Тут мы имеем три примера своеволия. Начну со второго, который противоположен первому и третьему, потому что это пример положительного, конструктивного своеволия. Люди пренебрегают проторенными дорогами, пренебрегают (это однозначно подразумевается) благополучными карьерами, хорошими зарплатами, жизненным комфортом. Это единственный пример своеволия, который не противопоставляет себя разуму, равно как и не противопоставляет себя религии, это положительный пример своеволия, в котором единственный раз во всем творчестве Достоевского система Добро-Зло и система Воли к Власти работают рука об руку, а разум им только в помощь – тут равноправны апостол Павел и Джордано Бруно, Жанна де Арк и Амундсен. Я назову его европейским (западным) примером своеволия, потому что подобное положительное и героическое своеволие лежит в самой основе европейской цивилизации, и примеры его рассыпаны по западному роману девятнадцатого века. Героическое, созидающее своеволие в контексте истории европейской культуры не менее реально, чем разрушающее; даже более реально, потому что каждое разрушающее действие в истории Европы (войны, революции) всегда несло в себе зерно следующей ступени созидательного действия. Совсем другое в русской истории, в которой по каким-то странным причинам разрушающие действия никуда не ведут, кроме конца предыдущего исторического цикла, затем наступает смутное время, начинается новый исторический цикл, почти ничего не заимствующий из предыдущего, и так далее и так далее. И точно так же в русском романе девятнадцатого века и тем более, романе Достоевского: положительные примеры своеволия там отыскать невозможно. Достоевский как никакой другой русский писатель высоко ставил героев и героинь Жорж Санд и Виктора Гюго, но сам не способен был писать таких героев.

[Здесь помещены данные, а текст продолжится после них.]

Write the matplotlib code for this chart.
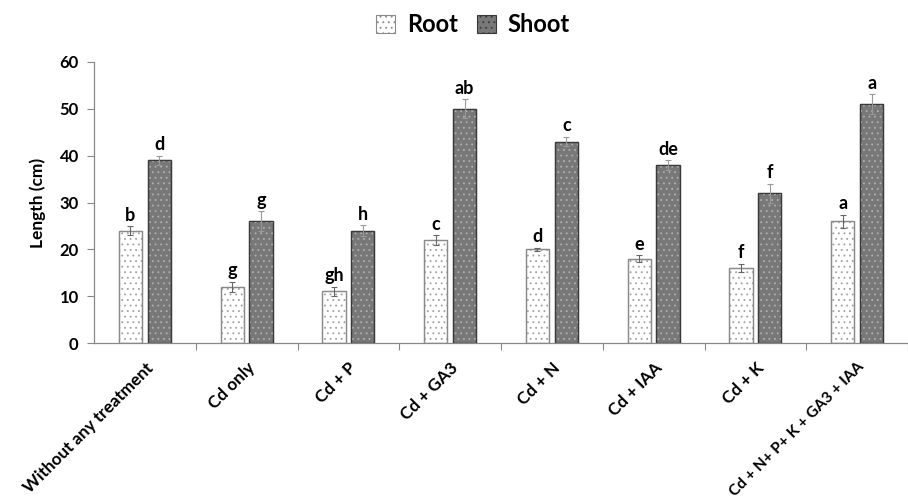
import matplotlib
matplotlib.use("Agg")
import matplotlib.pyplot as plt
import numpy as np
from matplotlib.patches import Patch

categories = ["Without any treatment", "Cd only", "Cd + P", "Cd + GA3", "Cd + N",
              "Cd + IAA", "Cd + K", "Cd + N+ P+ K + GA3 + IAA"]
root = [24, 12, 11, 22, 20, 18, 16, 26]
shoot = [39, 26, 24, 50, 43, 38, 32, 51]
root_err = [0.9, 1.1, 1.0, 1.0, 0.3, 0.7, 0.85, 1.4]
shoot_err = [1.0, 2.1, 1.1, 2.0, 1.0, 1.0, 2.0, 2.1]
root_letters = ["b", "g", "gh", "c", "d", "e", "f", "a"]
shoot_letters = ["d", "g", "h", "ab", "c", "de", "f", "a"]
yticks = [0, 10, 20, 30, 40, 50, 60]

plt.rcParams['font.family'] = ['Lato', 'DejaVu Sans']
plt.rcParams['hatch.linewidth'] = 0.6

fig = plt.figure(figsize=(9.08, 5.03), dpi=100)
ax = fig.add_axes([94/908, 1-343/503, 1-94/908, (343-62)/503])

x = np.arange(len(categories))
w = 0.228
off = 0.142

# root bars
ax.bar(x - off, root, w, color='white', edgecolor='#8a8a8a', linewidth=0.9, zorder=2)
ax.bar(x - off, root, w, fill=False, hatch='...', edgecolor='#a0a0a0', linewidth=0, zorder=3)
ax.bar(x - off, root, w, fill=False, edgecolor='#8a8a8a', linewidth=0.9, zorder=4)
# shoot bars
ax.bar(x + off, shoot, w, color='#787878', edgecolor='#3a3a3a', linewidth=0.9, zorder=2)
ax.bar(x + off, shoot, w, fill=False, hatch='...', edgecolor='#b0b0b0', linewidth=0, zorder=3)
ax.bar(x + off, shoot, w, fill=False, edgecolor='#3a3a3a', linewidth=0.9, zorder=4)

ax.errorbar(x - off, root, yerr=root_err, fmt='none', ecolor='#666666', elinewidth=0.8,
            capsize=2, capthick=0.8, zorder=5)
ax.errorbar(x + off, shoot, yerr=shoot_err, fmt='none', ecolor='#999999', elinewidth=0.8,
            capsize=2, capthick=0.8, zorder=5)

for i in range(len(categories)):
    ax.annotate(root_letters[i], (x[i] - off, root[i] + root_err[i]), xytext=(0, 2),
                textcoords='offset points', ha='center', va='bottom',
                fontsize=13, fontweight='bold')
    ax.annotate(shoot_letters[i], (x[i] + off, shoot[i] + shoot_err[i]), xytext=(0, 2),
                textcoords='offset points', ha='center', va='bottom',
                fontsize=13, fontweight='bold')

ax.set_xlim(-0.5, -0.5 + (908 - 94) / 103)
ax.set_ylim(0, 60)
ax.set_yticks(yticks)
ax.set_yticklabels([str(v) for v in yticks], fontsize=12, fontweight='bold')
ax.set_xticks(x)
ax.set_xticklabels(categories, rotation=45, ha='right', va='top', rotation_mode='anchor',
                   fontsize=12.3, fontweight='bold')
ax.get_xticklabels()[-1].set_fontsize(11.2)
ax.tick_params(axis='x', which='major', length=0, pad=12)
ax.set_xticks(np.arange(len(categories)) + 0.5, minor=True)
ax.tick_params(axis='x', which='minor', length=5, color='#888888', width=0.8)
ax.tick_params(axis='y', length=5, color='#888888', width=0.8, pad=6)
for s in ['top', 'right']:
    ax.spines[s].set_visible(False)
for s in ['left', 'bottom']:
    ax.spines[s].set_color('#888888')
    ax.spines[s].set_linewidth(0.9)

ax.set_ylabel("Length (cm)", fontsize=12.5, fontweight='bold', labelpad=10)

h1 = Patch(facecolor='white', edgecolor='#8a8a8a', hatch='...', linewidth=0.8)
h2 = Patch(facecolor='#787878', edgecolor='#3a3a3a', hatch='...', linewidth=0.8)
leg = fig.legend([h1, h2], ["Root", "Shoot"], loc='center', bbox_to_anchor=(473/908, 1-25/503),
                 ncol=2, frameon=False, prop={'weight': 'bold', 'size': 17},
                 handlelength=0.8, handleheight=0.8, handletextpad=0.5, columnspacing=0.8)

fig.savefig("out.png", dpi=100)
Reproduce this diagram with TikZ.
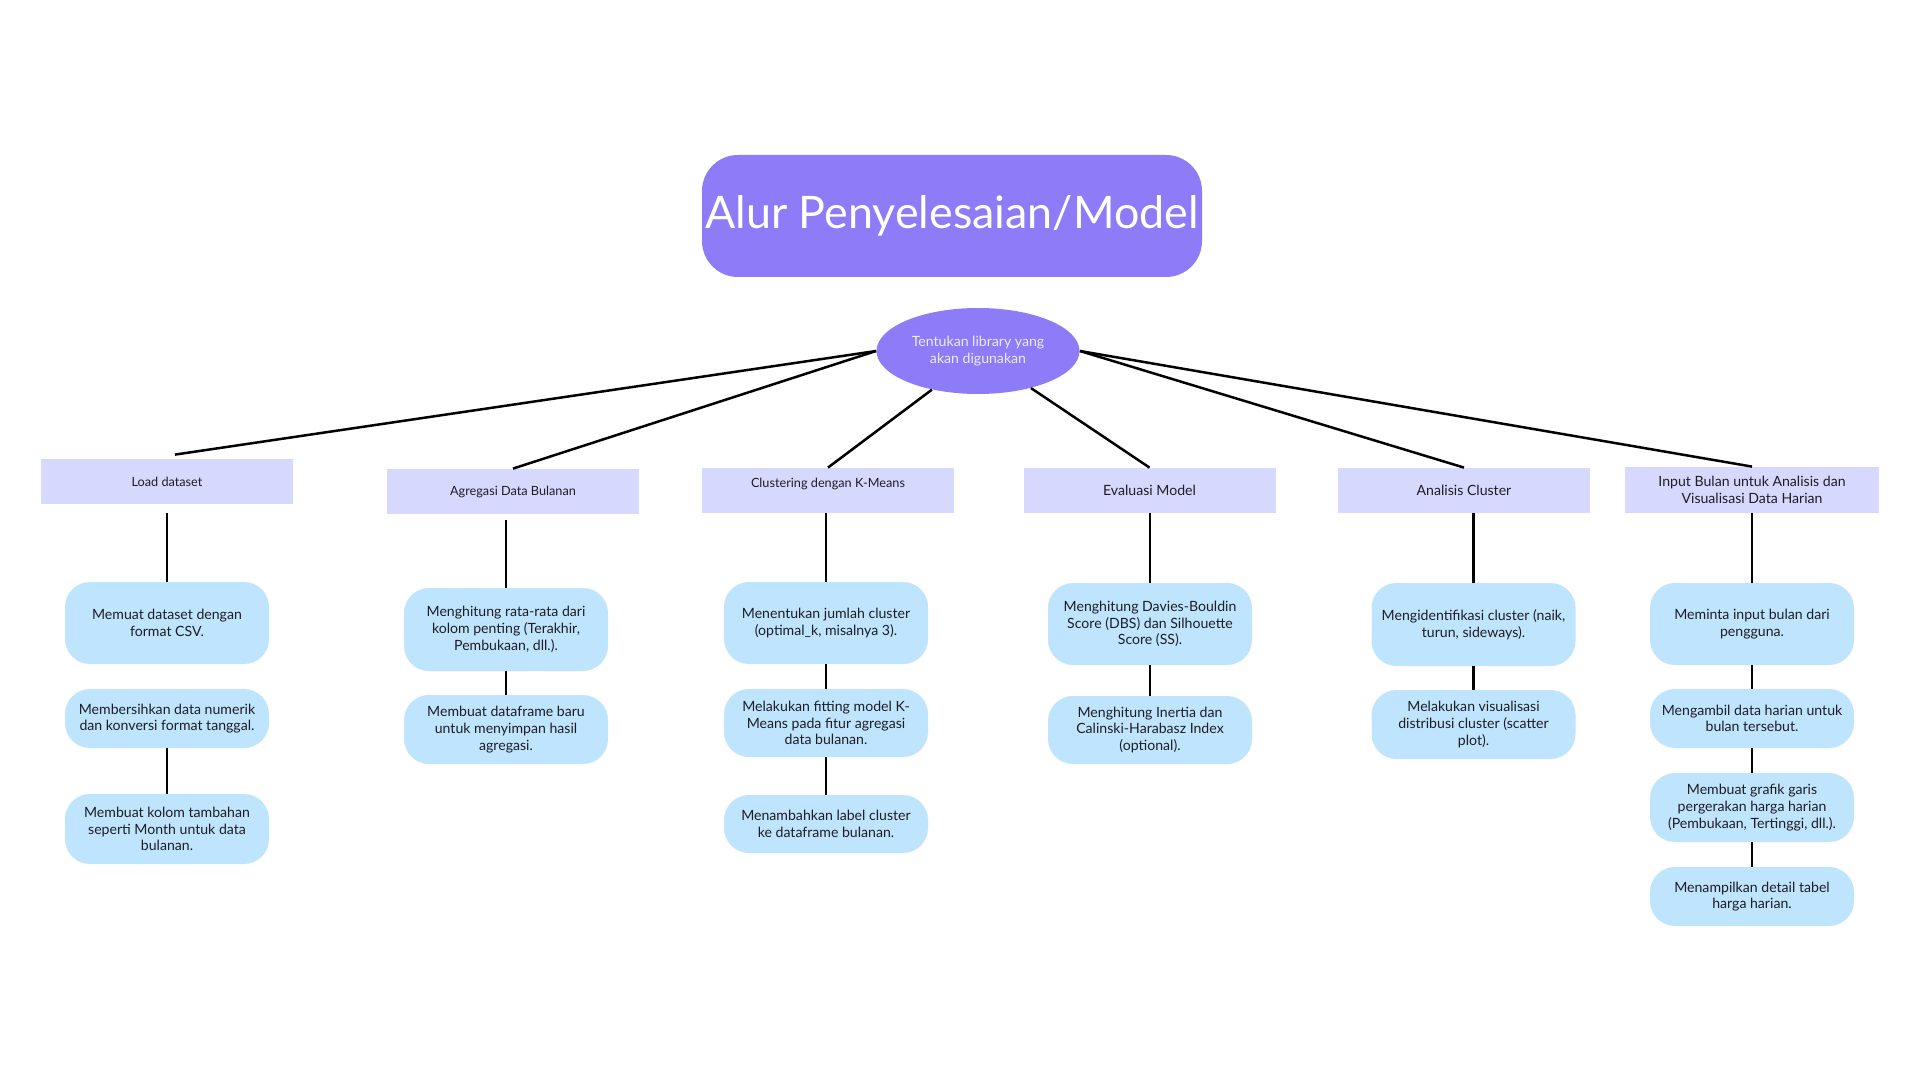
\documentclass[tikz,border=0pt]{standalone}
\usepackage{fontspec}
\setmainfont{Lato}
\usetikzlibrary{shapes.geometric}
\definecolor{titlec}{HTML}{8E7BF7}
\definecolor{lvone}{HTML}{D7D8FD}
\definecolor{childc}{HTML}{BFE4FD}
\definecolor{ovaltext}{HTML}{EEEAFF}
\definecolor{txt}{HTML}{1E1E24}
\begin{document}
\begin{tikzpicture}[x=0.5pt,y=-0.5pt,
  conn/.style={line width=1.25pt,black},
  lvbox/.style={fill=lvone,minimum width=126pt,minimum height=22.5pt,inner sep=0pt,align=center,text=txt},
  smallf/.style={font=\fontsize{6.35}{7.6}\selectfont},
  bigf/.style={font=\fontsize{7.05}{8.4}\selectfont},
  child/.style={fill=childc,rounded corners=12.5pt,minimum width=102pt,inner sep=0pt,align=center,text=txt,font=\fontsize{7.05}{8.35}\selectfont}]
\useasboundingbox (0,0) rectangle (1920,1080);
\fill[white] (0,0) rectangle (1920,1080);
% title
\node[fill=titlec,rounded corners=18pt,minimum width=250pt,minimum height=61pt,inner sep=0pt,text=white,font=\fontsize{22.4}{25}\selectfont] (title) at (952,216) {Alur Penyelesaian/Model};
% root ellipse
\node[ellipse,fill=titlec,minimum width=101.5pt,minimum height=43pt,inner sep=0pt,align=center,text=ovaltext,font=\fontsize{7.05}{8.5}\selectfont] (root) at (978,351) {Tentukan library yang\\akan digunakan};
% level one
\node[lvbox,smallf] (b1) at (167,481.5) {Load dataset};
\node[lvbox,smallf] (b2) at (513,491.5) {Agregasi Data Bulanan};
\node[lvbox,smallf,text depth=8pt] (b3) at (828,490.5) {Clustering dengan K-Means};
\node[lvbox,bigf] (b4) at (1149.5,490.5) {Evaluasi Model};
\node[lvbox,bigf] (b5) at (1464,490.5) {Analisis Cluster};
\node[lvbox,bigf,minimum width=127pt,minimum height=23pt] (b6) at (1752,490) {Input Bulan untuk Analisis dan\\Visualisasi Data Harian};
% children col 1
\node[child,minimum height=41pt] (c11) at (167,623) {Memuat dataset dengan\\format CSV.};
\node[child,minimum height=29.5pt] (c12) at (167,718.5) {Membersihkan data numerik\\dan konversi format tanggal.};
\node[child,minimum height=35pt] (c13) at (167,829) {Membuat kolom tambahan\\seperti Month untuk data\\bulanan.};
% col 2
\node[child,minimum height=41.5pt] (c21) at (506,629.5) {Menghitung rata-rata dari\\kolom penting (Terakhir,\\Pembukaan, dll.).};
\node[child,minimum height=34.5pt] (c22) at (506,729.5) {Membuat dataframe baru\\untuk menyimpan hasil\\agregasi.};
% col 3
\node[child,minimum height=41pt] (c31) at (826,623) {Menentukan jumlah cluster\\(optimal\_k, misalnya 3).};
\node[child,minimum height=34pt] (c32) at (826,723) {Melakukan fitting model K-\\Means pada fitur agregasi\\data bulanan.};
\node[child,minimum height=29pt] (c33) at (826,824) {Menambahkan label cluster\\ke dataframe bulanan.};
% col 4
\node[child,minimum height=41pt] (c41) at (1150,624) {Menghitung Davies-Bouldin\\Score (DBS) dan Silhouette\\Score (SS).};
\node[child,minimum height=34pt] (c42) at (1150,730) {Menghitung Inertia dan\\Calinski-Harabasz Index\\(optional).};
% col 5
\node[child,minimum height=41.5pt] (c51) at (1473.5,624.5) {Mengidentifikasi cluster (naik,\\turun, sideways).};
\node[child,minimum height=34.5pt] (c52) at (1473.5,724.5) {Melakukan visualisasi\\distribusi cluster (scatter\\plot).};
% col 6
\node[child,minimum height=41pt] (c61) at (1752,624) {Meminta input bulan dari\\pengguna.};
\node[child,minimum height=29.5pt] (c62) at (1752,718.5) {Mengambil data harian untuk\\bulan tersebut.};
\node[child,minimum height=34.5pt] (c63) at (1752,807.5) {Membuat grafik garis\\pergerakan harga harian\\(Pembukaan, Tertinggi, dll.).};
\node[child,minimum height=29.5pt] (c64) at (1752,896.5) {Menampilkan detail tabel\\harga harian.};
% root connectors
\draw[conn] (root.west) -- ([shift={(4pt,2pt)}]b1.north);
\draw[conn] (root.west) -- (b2.north);
\draw[conn] (root.220) -- (b3.north);
\draw[conn] (root.-35) -- (b4.north);
\draw[conn] (root.east) -- (b5.north);
\draw[conn] (root.east) -- (b6.north);
% vertical connectors
\draw[conn] ([yshift=-4.5pt]c11.north |- b1.south) -- (c11.north);
\draw[conn] ([yshift=-3pt]c21.north |- b2.south) -- (c21.north);
\draw[conn] (c31.north |- b3.south) -- (c31.north);
\draw[conn] (c41.north |- b4.south) -- (c41.north);
\draw[conn] (c51.north |- b5.south) -- (c51.north);
\draw[conn] (c61.north |- b6.south) -- (c61.north);
\draw[conn] (c12) -- (c13);
\draw[conn] (c21) -- (c22);
\draw[conn] (c31) -- (c32);
\draw[conn] (c32) -- (c33);
\draw[conn] (c41) -- (c42);
\draw[conn] (c51) -- (c52);
\draw[conn] (c61) -- (c62);
\draw[conn] (c62) -- (c63);
\draw[conn] (c63) -- (c64);
\end{tikzpicture}
\end{document}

Первый и третий примеры я назову примерами разрушительного своеволия. В первом примере самое слово "своеволие" еще отсутствует, но подпольный человек выступает тут как человек, своеволие которого состоит в полном отрицании разума, и тем самым он предвосхищает "джентельмена с неблагородной физиономией" из третьего примера. Я назову еще эти примеры примерами русского своеволия уже хотя бы потому, что они более по сердцу самому Достоевскому. Хотя подпольный человек награждает джентельмена с неблагородной физиономией всякими некрасивыми эпитетами ("глуп человек, глуп феноменально. То есть он хоть и вовсе не глуп, но уж зато неблагодарен так, что поискать другого, так не найти"), все равно всякий видит, на чьей стороне его симпатии. Он и волю здесь называет "глупой" – а все равно симпатизирует ей, потому что глупая вопя симпатичней ему умного разума.